-- Begin COLLECTED MATERIAL --
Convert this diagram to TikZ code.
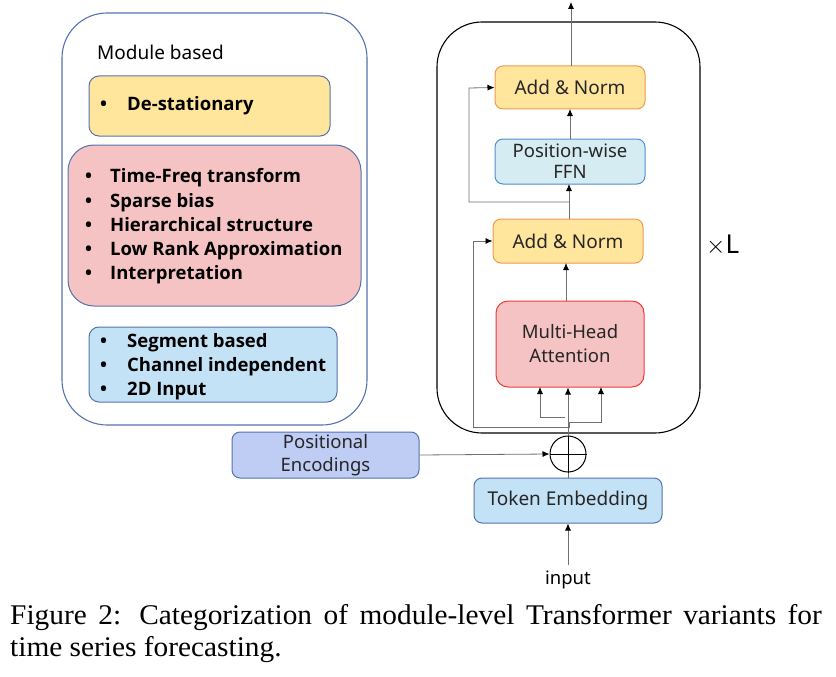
\documentclass[tikz,border=0pt]{standalone}
\usepackage{fontspec}
\setmainfont{Liberation Serif}
\newfontfamily\dsans{Noto Sans}
\newfontfamily\bsans{Open Sans}
\usetikzlibrary{arrows.meta,calc}
\definecolor{slate}{HTML}{5573AC}
\definecolor{yelfill}{HTML}{FFE69C}
\definecolor{orgbord}{HTML}{ED9A4E}
\definecolor{pinkfill}{HTML}{F5C3C3}
\definecolor{redbord}{HTML}{F03A3A}
\definecolor{skyfill}{HTML}{C4E2F6}
\definecolor{cyanfill}{HTML}{D6ECF3}
\definecolor{cyanbord}{HTML}{4F8FCF}
\definecolor{lavfill}{HTML}{BFCDF4}
\definecolor{linegray}{HTML}{707070}
\tikzset{
  box/.style={draw, line width=1pt, rounded corners=8pt, inner sep=0pt, align=center,
    font=\dsans\fontsize{19}{22}\selectfont, text=black!85},
  conn/.style={draw=linegray, line width=0.8pt},
  arr/.style={conn, -{Latex[length=7pt,width=6pt,color=black]}},
  lst/.style={anchor=west, inner sep=0pt, align=left,
    font=\bsans\bfseries\fontsize{18.5}{24.3}\selectfont},
}
\newcommand{\bul}[1]{\makebox[#1][l]{\textbullet}}
\begin{document}
\begin{tikzpicture}[x=1pt,y=-1pt]
\useasboundingbox (0,0) rectangle (836,677);
% left group
\node[draw=slate, line width=1.1pt, rounded corners=45pt, minimum width=305pt, minimum height=412pt] (lout) at (214.5,219) {};
\node[anchor=west, inner sep=0pt, font=\dsans\fontsize{19}{22}\selectfont] (mb) at (97,52) {Module based};
\node[draw=slate, fill=yelfill, line width=1pt, rounded corners=10pt, minimum width=241pt, minimum height=60pt] (ly) at (209.5,106) {};
\node[draw=slate, fill=pinkfill, line width=1pt, rounded corners=26pt, minimum width=293pt, minimum height=161pt] (lr) at (214.5,225.5) {};
\node[draw=slate, fill=skyfill, line width=1pt, rounded corners=10pt, minimum width=248pt, minimum height=75pt] (lb) at (213,364.5) {};
\node[lst] (ly1) at (100,106) {\bul{27pt}De-stationary};
\node[lst] (lr1) at (85,226.5) {\bul{25pt}Time-Freq transform\\\bul{25pt}Sparse bias\\\bul{25pt}Hierarchical structure\\\bul{25pt}Low Rank Approximation\\\bul{25pt}Interpretation};
\node[lst] (lb1) at (100,366.5) {\bul{27pt}Segment based\\\bul{27pt}Channel independent\\\bul{27pt}2D Input};
% right group
\node[draw=black, line width=1.1pt, rounded corners=45pt, minimum width=263pt, minimum height=411pt] (rout) at (568.5,227.5) {};
\node[box, draw=orgbord, fill=yelfill, minimum width=150pt, minimum height=43pt] (an2) at (570,87.5) {Add \& Norm};
\node[box, draw=cyanbord, fill=cyanfill, minimum width=150pt, minimum height=45pt, font=\dsans\fontsize{18.5}{21}\selectfont] (ffn) at (570,161.5) {Position-wise\\FFN};
\node[box, draw=orgbord, fill=yelfill, minimum width=150pt, minimum height=44pt] (an1) at (568,241) {Add \& Norm};
\node[box, draw=redbord, fill=pinkfill, minimum width=148pt, minimum height=86pt, rounded corners=12pt, font=\dsans\fontsize{18.5}{24}\selectfont] (mha) at (570,344) {Multi-Head\\Attention};
\node[draw=black, line width=1pt, circle, minimum size=36pt, inner sep=0pt] (plus) at (568,454) {};
\draw[black, line width=1pt] (plus.north) -- (plus.south) (plus.west) -- (plus.east);
\node[box, draw=slate, fill=skyfill, minimum width=188pt, minimum height=45pt] (tok) at (568,500.5) {Token Embedding};
\node[box, draw=slate, fill=lavfill, minimum width=187pt, minimum height=46pt, font=\dsans\fontsize{18.5}{23}\selectfont] (pe) at (325.5,455) {Positional\\Encodings};
\node[inner sep=0pt, font=\dsans\fontsize{18.5}{22}\selectfont] (inp) at (568,580) {input};
\node[anchor=west, inner sep=0pt, font=\dsans\fontsize{26}{30}\selectfont] (xl) at (706,245) {$\times$L};
\coordinate (out) at (571,2);
% connectors
\draw[arr] ($(inp.north)+(0,-6)$) -- (tok.south);
\draw[conn] (tok.north) -- (plus.south);
\draw[arr] (pe.east) -- (plus.west);
\draw[arr] (plus.north) -- (plus.north |- mha.south);
\draw[arr] (565,417) -| (540,387);
\draw[arr] (569,422) -| (601,387);
\draw[arr] (569,422) -- (569,427) -| (473,241) -- (an1.west);
\draw[arr] (566,301) -- (566,263);
\draw[arr] (569,219) -- (569,184);
\draw[arr] (569,202) -| (469,88) -- (an2.west);
\draw[arr] (570,139) -- (570,109);
\draw[arr] (571,66) -- (out);
% caption
\node[anchor=base west, inner sep=0pt, font=\fontsize{28.5}{32}\selectfont, xscale=1.03] (cap1) at (10,624) {\makebox[788pt][s]{Figure 2: Categorization of module-level Transformer variants for}};
\node[anchor=base west, inner sep=0pt, font=\fontsize{28.5}{32}\selectfont, xscale=1.03] (cap2) at (10,656) {time series forecasting.};
\end{tikzpicture}
\end{document}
-- End COLLECTED MATERIAL --
## TASK DIRECTIONS
Set the data above down again exactly as given, with no pictures.

## EXERCISE SOLUTION
Convert this diagram to TikZ code.
\documentclass[tikz,border=0pt]{standalone}
\usepackage{fontspec}
\setmainfont{Liberation Serif}
\newfontfamily\dsans{Noto Sans}
\newfontfamily\bsans{Open Sans}
\usetikzlibrary{arrows.meta,calc}
\definecolor{slate}{HTML}{5573AC}
\definecolor{yelfill}{HTML}{FFE69C}
\definecolor{orgbord}{HTML}{ED9A4E}
\definecolor{pinkfill}{HTML}{F5C3C3}
\definecolor{redbord}{HTML}{F03A3A}
\definecolor{skyfill}{HTML}{C4E2F6}
\definecolor{cyanfill}{HTML}{D6ECF3}
\definecolor{cyanbord}{HTML}{4F8FCF}
\definecolor{lavfill}{HTML}{BFCDF4}
\definecolor{linegray}{HTML}{707070}
\tikzset{
  box/.style={draw, line width=1pt, rounded corners=8pt, inner sep=0pt, align=center,
    font=\dsans\fontsize{19}{22}\selectfont, text=black!85},
  conn/.style={draw=linegray, line width=0.8pt},
  arr/.style={conn, -{Latex[length=7pt,width=6pt,color=black]}},
  lst/.style={anchor=west, inner sep=0pt, align=left,
    font=\bsans\bfseries\fontsize{18.5}{24.3}\selectfont},
}
\newcommand{\bul}[1]{\makebox[#1][l]{\textbullet}}
\begin{document}
\begin{tikzpicture}[x=1pt,y=-1pt]
\useasboundingbox (0,0) rectangle (836,677);
% left group
\node[draw=slate, line width=1.1pt, rounded corners=45pt, minimum width=305pt, minimum height=412pt] (lout) at (214.5,219) {};
\node[anchor=west, inner sep=0pt, font=\dsans\fontsize{19}{22}\selectfont] (mb) at (97,52) {Module based};
\node[draw=slate, fill=yelfill, line width=1pt, rounded corners=10pt, minimum width=241pt, minimum height=60pt] (ly) at (209.5,106) {};
\node[draw=slate, fill=pinkfill, line width=1pt, rounded corners=26pt, minimum width=293pt, minimum height=161pt] (lr) at (214.5,225.5) {};
\node[draw=slate, fill=skyfill, line width=1pt, rounded corners=10pt, minimum width=248pt, minimum height=75pt] (lb) at (213,364.5) {};
\node[lst] (ly1) at (100,106) {\bul{27pt}De-stationary};
\node[lst] (lr1) at (85,226.5) {\bul{25pt}Time-Freq transform\\\bul{25pt}Sparse bias\\\bul{25pt}Hierarchical structure\\\bul{25pt}Low Rank Approximation\\\bul{25pt}Interpretation};
\node[lst] (lb1) at (100,366.5) {\bul{27pt}Segment based\\\bul{27pt}Channel independent\\\bul{27pt}2D Input};
% right group
\node[draw=black, line width=1.1pt, rounded corners=45pt, minimum width=263pt, minimum height=411pt] (rout) at (568.5,227.5) {};
\node[box, draw=orgbord, fill=yelfill, minimum width=150pt, minimum height=43pt] (an2) at (570,87.5) {Add \& Norm};
\node[box, draw=cyanbord, fill=cyanfill, minimum width=150pt, minimum height=45pt, font=\dsans\fontsize{18.5}{21}\selectfont] (ffn) at (570,161.5) {Position-wise\\FFN};
\node[box, draw=orgbord, fill=yelfill, minimum width=150pt, minimum height=44pt] (an1) at (568,241) {Add \& Norm};
\node[box, draw=redbord, fill=pinkfill, minimum width=148pt, minimum height=86pt, rounded corners=12pt, font=\dsans\fontsize{18.5}{24}\selectfont] (mha) at (570,344) {Multi-Head\\Attention};
\node[draw=black, line width=1pt, circle, minimum size=36pt, inner sep=0pt] (plus) at (568,454) {};
\draw[black, line width=1pt] (plus.north) -- (plus.south) (plus.west) -- (plus.east);
\node[box, draw=slate, fill=skyfill, minimum width=188pt, minimum height=45pt] (tok) at (568,500.5) {Token Embedding};
\node[box, draw=slate, fill=lavfill, minimum width=187pt, minimum height=46pt, font=\dsans\fontsize{18.5}{23}\selectfont] (pe) at (325.5,455) {Positional\\Encodings};
\node[inner sep=0pt, font=\dsans\fontsize{18.5}{22}\selectfont] (inp) at (568,580) {input};
\node[anchor=west, inner sep=0pt, font=\dsans\fontsize{26}{30}\selectfont] (xl) at (706,245) {$\times$L};
\coordinate (out) at (571,2);
% connectors
\draw[arr] ($(inp.north)+(0,-6)$) -- (tok.south);
\draw[conn] (tok.north) -- (plus.south);
\draw[arr] (pe.east) -- (plus.west);
\draw[arr] (plus.north) -- (plus.north |- mha.south);
\draw[arr] (565,417) -| (540,387);
\draw[arr] (569,422) -| (601,387);
\draw[arr] (569,422) -- (569,427) -| (473,241) -- (an1.west);
\draw[arr] (566,301) -- (566,263);
\draw[arr] (569,219) -- (569,184);
\draw[arr] (569,202) -| (469,88) -- (an2.west);
\draw[arr] (570,139) -- (570,109);
\draw[arr] (571,66) -- (out);
% caption
\node[anchor=base west, inner sep=0pt, font=\fontsize{28.5}{32}\selectfont, xscale=1.03] (cap1) at (10,624) {\makebox[788pt][s]{Figure 2: Categorization of module-level Transformer variants for}};
\node[anchor=base west, inner sep=0pt, font=\fontsize{28.5}{32}\selectfont, xscale=1.03] (cap2) at (10,656) {time series forecasting.};
\end{tikzpicture}
\end{document}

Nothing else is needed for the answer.